William Saburo Yoshida (吉田三郎, December 1921 - February 17, 2005) was a long time letterer for Archie Comics. He was sometimes credited as Bill Yosh or Saburo Yoshida.

Born in the United States in 1921, Yoshida and his family were placed in an internment camp for the Japanese during World War II after the signing of Executive Order 9066. In the post-war years, Yoshida was a guitarist and night club singer who also worked as a chef.

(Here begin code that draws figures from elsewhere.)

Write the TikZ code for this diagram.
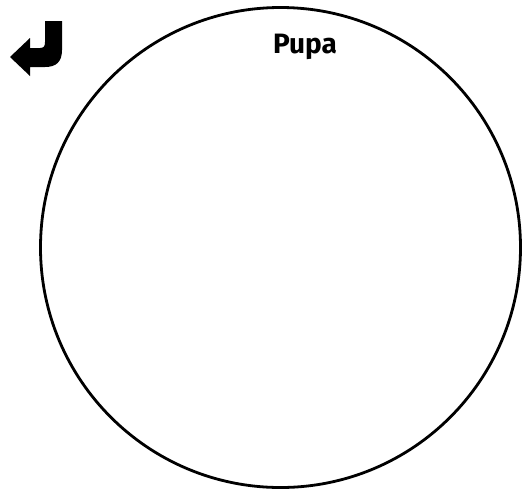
\documentclass[tikz,border=0pt]{standalone}
\usepackage{fontspec}
\setmainfont{Fira Sans}
\begin{document}
\begin{tikzpicture}[x=1pt,y=-1pt,
  ring/.style={draw=black,line width=2.8pt},
  label/.style={font=\fontsize{28}{30}\selectfont\bfseries}]
\useasboundingbox (0,0) rectangle (523,491);
\node[ring,circle,minimum size=480pt,inner sep=0pt] (c) at (280.5,247.5) {};
\node[label] (t) at (305,47) {Pupa};
\fill[black] (45,21) -- (62,21) -- (62,50) .. controls (62,62) and (56,67) .. (45,67)
  -- (30,67) -- (30,76) -- (10,57) -- (30,38) -- (30,48) -- (40,48)
  .. controls (44,48) and (45,46) .. (45,42) -- cycle;
\end{tikzpicture}
\end{document}
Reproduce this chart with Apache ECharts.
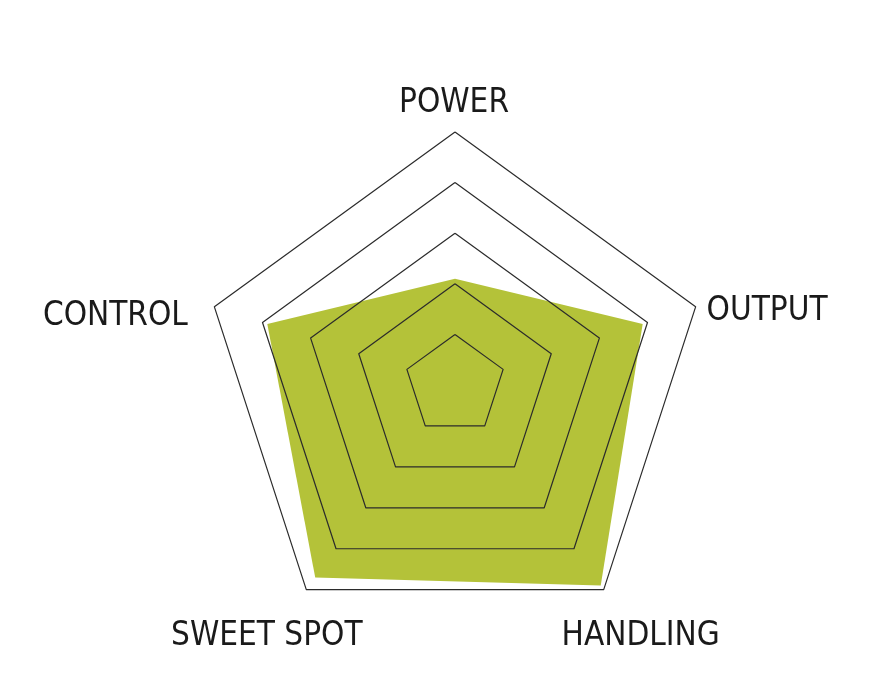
<!DOCTYPE html>
<html>
<head>
<meta charset="utf-8">
<script src="https://cdn.jsdelivr.net/npm/echarts@6/dist/echarts.min.js"></script>
<style>
html,body{margin:0;padding:0;background:#fff;}
#chart{width:896px;height:700px;}
</style>
</head>
<body>
<div id="chart"></div>
<script>
// Indicators in clockwise display order starting at the top
const indicators = ['POWER', 'OUTPUT', 'HANDLING', 'SWEET SPOT', 'CONTROL'];
const maxValue = 10;
const values = [4.2, 7.8, 9.8, 9.4, 7.8];

// ECharts radar runs counter-clockwise, so reverse all but the first
const order = [0, 4, 3, 2, 1];
const radarIndicators = order.map(i => indicators[i]);
const radarValues = order.map(i => values[i]);

// per-label padding (style only) to place names like the reference
const labelPadding = {
  'POWER':      [0, 2, 58, 0],
  'CONTROL':    [19, 198, 0, 0],
  'SWEET SPOT': [94, 79, 0, 0],
  'HANDLING':   [94, 0, 0, 74],
  'OUTPUT':     [10, 0, 0, 143]
};
const rich = {};
radarIndicators.forEach((n, i) => {
  rich['k' + i] = {
    padding: labelPadding[n],
    fontSize: 33,
    color: '#1a1a1a',
    fontFamily: '"DejaVu Sans Condensed", "Liberation Sans Narrow", sans-serif'
  };
});

const chart = echarts.init(document.getElementById('chart'));
chart.setOption({
  backgroundColor: '#ffffff',
  animation: false,
  radar: {
    center: [455, 385],
    radius: 253,
    startAngle: 90,
    splitNumber: 5,
    shape: 'polygon',
    z: 3,
    nameGap: 0,
    indicator: radarIndicators.map(n => ({ name: n, max: maxValue, min: 0 })),
    axisName: {
      align: 'center',
      verticalAlign: 'middle',
      color: '#1a1a1a',
      fontSize: 33,
      fontFamily: '"DejaVu Sans Condensed", "Liberation Sans Narrow", sans-serif',
      formatter: function (name) {
        return '{k' + radarIndicators.indexOf(name) + '|' + name + '}';
      },
      rich: rich
    },
    axisLine: { show: false },
    axisTick: { show: false },
    axisLabel: { show: false },
    splitArea: { show: false },
    splitLine: { lineStyle: { color: '#2b2b2b', width: 1.2, join: 'round' } }
  },
  series: [{
    type: 'radar',
    z: 1,
    symbol: 'none',
    lineStyle: { width: 0 },
    areaStyle: { color: '#b4c239', opacity: 1 },
    data: [{ value: radarValues, name: 'Rating' }]
  }]
});
</script>
</body>
</html>
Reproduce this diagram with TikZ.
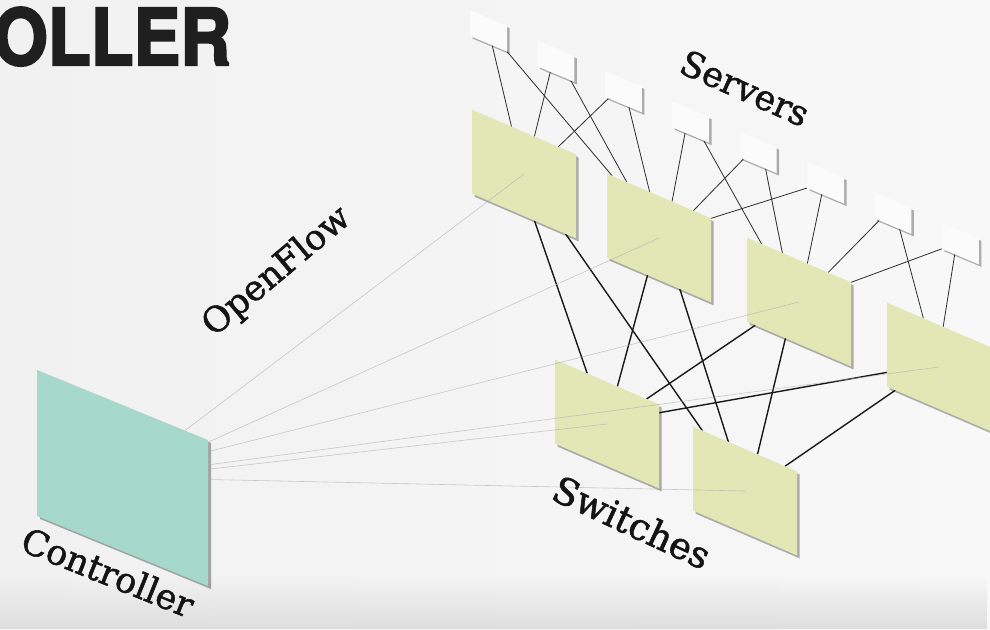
\documentclass[tikz,border=0pt]{standalone}
\usepackage{fontspec}
\setmainfont{DejaVu Serif}
\newfontfamily\lblfont[FakeBold=1.4]{DejaVu Serif}
\newfontfamily\titlefont[BoldFeatures={FakeBold=3}]{TeX Gyre Heros}
\usetikzlibrary{calc,shadows,fadings}
\definecolor{swfill}{RGB}{227,231,181}
\definecolor{ctrlfill}{RGB}{166,216,203}
\definecolor{srvfill}{RGB}{251,251,251}
\definecolor{bgL}{RGB}{241,241,241}
\definecolor{bgR}{RGB}{248,248,248}
\definecolor{bgB}{RGB}{222,222,222}
\definecolor{ofline}{RGB}{170,170,170}
\definecolor{linkc}{RGB}{45,45,45}
\pgfdeclarelayer{bgl}
\pgfdeclarelayer{wires}
\pgfsetlayers{bgl,wires,main}
\tikzfading[name=fadedown, top color=transparent!100, bottom color=transparent!0]
\begin{document}
\begin{tikzpicture}[x=1pt,y=-1pt,
 switchbox/.style={fill=swfill, minimum width=104pt, minimum height=84pt, inner sep=0pt, outer sep=0pt, yslant=-0.43,
   drop shadow={shadow xshift=2.5pt, shadow yshift=-3pt, opacity=0.3, fill=black}},
 ctrlbox/.style={fill=ctrlfill, minimum width=171pt, minimum height=146pt, inner sep=0pt, outer sep=0pt, yslant=-0.41,
   drop shadow={shadow xshift=3pt, shadow yshift=-3pt, opacity=0.32, fill=black}},
 srvbox/.style={fill=srvfill, minimum width=37pt, minimum height=26pt, inner sep=0pt, outer sep=0pt, yslant=-0.42,
   drop shadow={shadow xshift=2.5pt, shadow yshift=-2.5pt, opacity=0.3, fill=black}},
 srvlink/.style={draw=linkc, line width=0.8pt},
 swlink/.style={draw=black!90, line width=1.4pt},
 oflink/.style={draw=ofline, line width=0.6pt, opacity=0.6},
 lbl/.style={font=\lblfont\fontsize{35}{40}\selectfont, text=black!92, inner sep=0pt},
]
\useasboundingbox (0,0) rectangle (990,629);
\clip (0,0) rectangle (990,629);
\begin{pgfonlayer}{bgl}
\shade[left color=bgL, right color=bgR] (0,0) rectangle (990,629);
\fill[bgB, path fading=fadedown] (0,575) rectangle (990,629);
\end{pgfonlayer}

% title
\node[anchor=base west, inner sep=0pt, text=black!88, font=\titlefont\bfseries\fontsize{78}{80}\selectfont] (title) at (-7,65) {\scalebox{0.9}[1]{OLLER}};

% controller
\node[ctrlbox] (C) at (122.5,478) {};

% switches
\node[switchbox] (S1) at (524,174) {};
\node[switchbox] (S2) at (659,238) {};
\node[switchbox] (S3) at (799,302) {};
\node[switchbox] (S4) at (939,367) {};
\node[switchbox] (S5) at (607,424) {};
\node[switchbox] (S6) at (745,491) {};

% servers
\foreach \i in {1,...,8}
  \node[srvbox] (V\i) at ({488.5+67.4*(\i-1)}, {30.8+30.4*(\i-1)}) {};

\begin{pgfonlayer}{wires}
\foreach \a/\fa/\b/\fb in {V1/0.6/S1/0.38, V1/1.0/S2/0.05, V2/0.35/S1/0.6, V2/0.9/S2/0.19,
   V3/0.1/S1/0.83, V3/0.65/S2/0.41, V4/0.35/S2/0.625, V4/0.85/S3/0.14, V5/0.1/S2/0.83,
   V5/0.7/S3/0.34, V6/0.0/S2/1.0, V6/0.4/S3/0.58, V7/0.13/S3/0.78, V7/0.68/S4/0.35,
   V8/0.0/S3/1.0, V8/0.35/S4/0.54}
  \draw[srvlink] ($(\a.south west)!\fa!(\a.south east)$) -- ($(\b.north west)!\fb!(\b.north east)$);
\foreach \a/\fa/\b/\fb in {S1/0.6/S5/0.31, S1/0.9/S6/0.09, S2/0.39/S5/0.6, S2/0.7/S6/0.34,
   S3/0.08/S5/0.88, S3/0.37/S6/0.62, S4/0.08/S6/0.885}
  \draw[swlink] ($(\a.south west)!\fa!(\a.south east)$) -- ($(\b.north west)!\fb!(\b.north east)$);
\draw[swlink] ($(S4.north west)!0.83!(S4.south west)$) -- ($(S5.north east)!0.1!(S5.south east)$);
\end{pgfonlayer}

% OpenFlow control lines
\draw[oflink] ($(C.north west)!0.865!(C.north east)$) -- (S1.center);
\foreach \f/\s in {0.015/S2, 0.08/S3, 0.17/S4, 0.2/S5, 0.27/S6}
  \draw[oflink] ($(C.north east)!\f!(C.south east)$) -- (\s.center);

% labels
\node[lbl, rotate=-24] (servers) at (745,88) {Servers};
\node[lbl, rotate=40] (openflow) at (277,272) {OpenFlow};
\node[lbl, rotate=-25, font=\lblfont\fontsize{37}{40}\selectfont] (switches) at (632,522) {Switches};
\node[lbl, rotate=-22] (controller) at (108,572) {Controller};
\end{tikzpicture}
\end{document}
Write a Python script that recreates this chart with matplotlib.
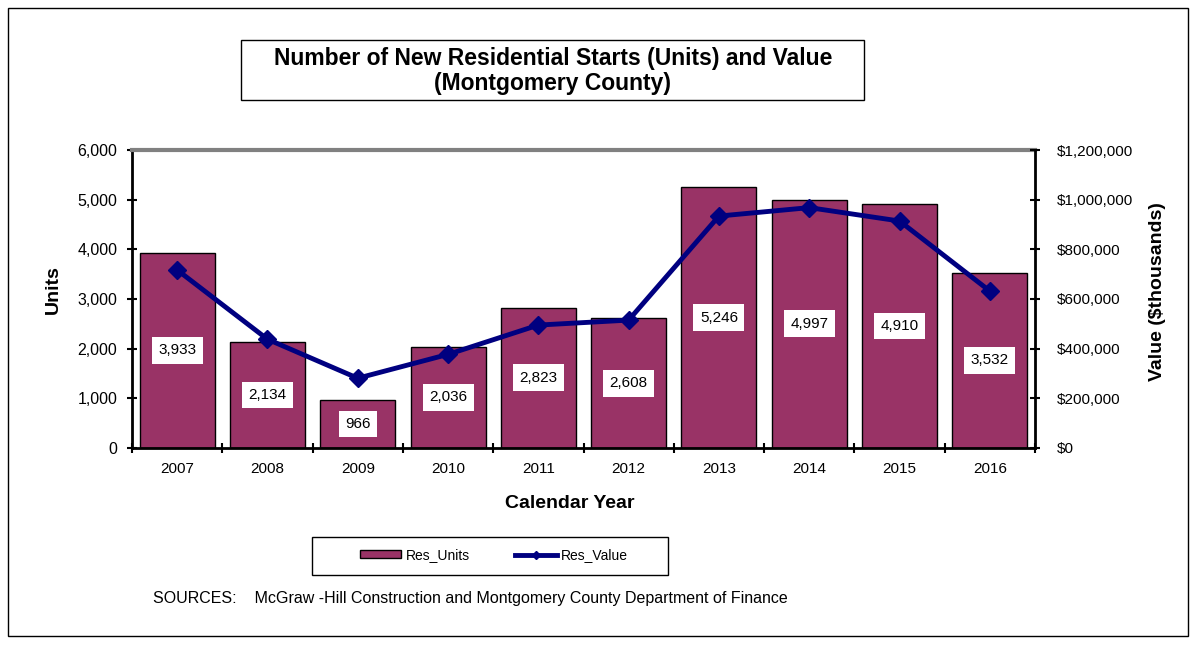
import matplotlib.pyplot as plt
from matplotlib.patches import Rectangle
from matplotlib.ticker import FuncFormatter, FixedLocator
import numpy as np

plt.rcParams['font.family'] = ['Liberation Sans', 'DejaVu Sans']

years = ['2007', '2008', '2009', '2010', '2011', '2012', '2013', '2014', '2015', '2016']
res_units = [3933, 2134, 966, 2036, 2823, 2608, 5246, 4997, 4910, 3532]
res_value = [717000, 438000, 281000, 377000, 495000, 515000, 934000, 968000, 914000, 632000]

W, H = 1196, 648
bar_color = '#993366'
line_color = '#000080'

fig = plt.figure(figsize=(W / 100, H / 100), dpi=100)
# outer frame
fig.patches.append(Rectangle((8 / W, 1 - 636 / H), 1180 / W, 628 / H,
                             transform=fig.transFigure, fill=False, edgecolor='black', lw=1))

ax = fig.add_axes([132 / W, 1 - 448 / H, 903 / W, 298 / H])
x = np.arange(len(years))
ax.bar(x, res_units, width=0.83, color=bar_color, edgecolor='black', linewidth=1, zorder=2)
ax.set_xlim(-0.5, len(years) - 0.5)
ax.set_ylim(0, 6000)
ax.set_yticks(range(0, 6001, 1000))
ax.yaxis.set_major_formatter(FuncFormatter(lambda v, p: '{:,.0f}'.format(v)))
ax.set_xticks(x)
ax.set_xticklabels(years)
ax.xaxis.set_minor_locator(FixedLocator(np.arange(-0.5, len(years), 1)))
ax.tick_params(axis='x', which='major', length=0, labelsize=11, pad=10)
ax.tick_params(axis='x', which='minor', length=7, direction='inout', width=1.5)
ax.tick_params(axis='y', length=7, direction='inout', width=1.5, labelsize=11.5, pad=7)
ax.spines['top'].set_color('#808080')
ax.spines['top'].set_linewidth(3)
ax.spines['right'].set_visible(False)
ax.spines['left'].set_linewidth(2)
ax.spines['bottom'].set_linewidth(2)

# data labels in the middle of the bars
for xi, v in zip(x, res_units):
    ax.text(xi, v / 2, '{:,}'.format(v), ha='center', va='center', fontsize=11, zorder=5,
            bbox=dict(boxstyle='square,pad=0.42', facecolor='white', edgecolor='none'))

ax2 = ax.twinx()
ax2.plot(x, res_value, color=line_color, lw=3.5, marker='D', markersize=9, zorder=4)
ax2.set_ylim(0, 1200000)
ax2.set_yticks(range(0, 1200001, 200000))
ax2.yaxis.set_major_formatter(FuncFormatter(lambda v, p: '${:,.0f}'.format(v)))
ax2.tick_params(axis='y', length=7, direction='inout', width=1.5, labelsize=11, pad=12)
ax2.spines['right'].set_linewidth(2)
ax2.spines['top'].set_visible(False)
ax2.spines['left'].set_visible(False)
ax2.spines['bottom'].set_visible(False)

# axis titles
fig.text(53 / W, 1 - 290 / H, 'Units', rotation=90, ha='center', va='center',
         fontsize=14, fontweight='bold')
fig.text(1158 / W, 1 - 292 / H, 'Value ($thousands)', rotation=90, ha='center', va='center',
         fontsize=14, fontweight='bold')
fig.text(570 / W, 1 - 503 / H, 'Calendar Year', ha='center', va='center',
         fontsize=14, fontweight='bold')

# chart title in a box
fig.patches.append(Rectangle((241 / W, 1 - 100 / H), 623 / W, 60 / H,
                             transform=fig.transFigure, facecolor='white', edgecolor='black', lw=1))
fig.text(553 / W, 1 - 71 / H, 'Number of New Residential Starts (Units) and Value\n(Montgomery County)',
         ha='center', va='center', fontsize=16.5, fontweight='bold', linespacing=1.15)

# legend
fig.patches.append(Rectangle((312 / W, 1 - 575 / H), 356 / W, 38 / H,
                             transform=fig.transFigure, fill=False, edgecolor='black', lw=1))
handles = [Rectangle((0, 0), 1, 1, facecolor=bar_color, edgecolor='black'),
           plt.Line2D([], [], color=line_color, lw=3.5, marker='D', markersize=4)]
fig.legend(handles, ['Res_Units', 'Res_Value'], loc='center', bbox_to_anchor=(494 / W, 1 - 555 / H),
           ncol=2, frameon=False, fontsize=10, columnspacing=3.3, handlelength=3,
           handleheight=0.5, handletextpad=0.3)

fig.text(153 / W, 1 - 598 / H, 'SOURCES:    McGraw -Hill Construction and Montgomery County Department of Finance',
         ha='left', va='center', fontsize=11.5)

fig.savefig('out.png', dpi=100)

While bowling in an all-Japanese league in New York City, one of his teammates was leading comics letterer Ben Oda. He learned comic book lettering from Oda and was hired in 1965 by Archie Comics, where he averaged 75 pages a week for 40 years for an approximate total of 156,000 pages. He lettered along with many other well-known Archie Comics talents, such as Stan Goldberg, Dan DeCarlo, Samm Schwartz.

He also freelanced on a variety of comic book stories, lettering many pages for Wally Wood and others.

==Awards==
Yoshida was twice nominated for a Will Eisner Award for Best Lettering, in 1996 and 1999.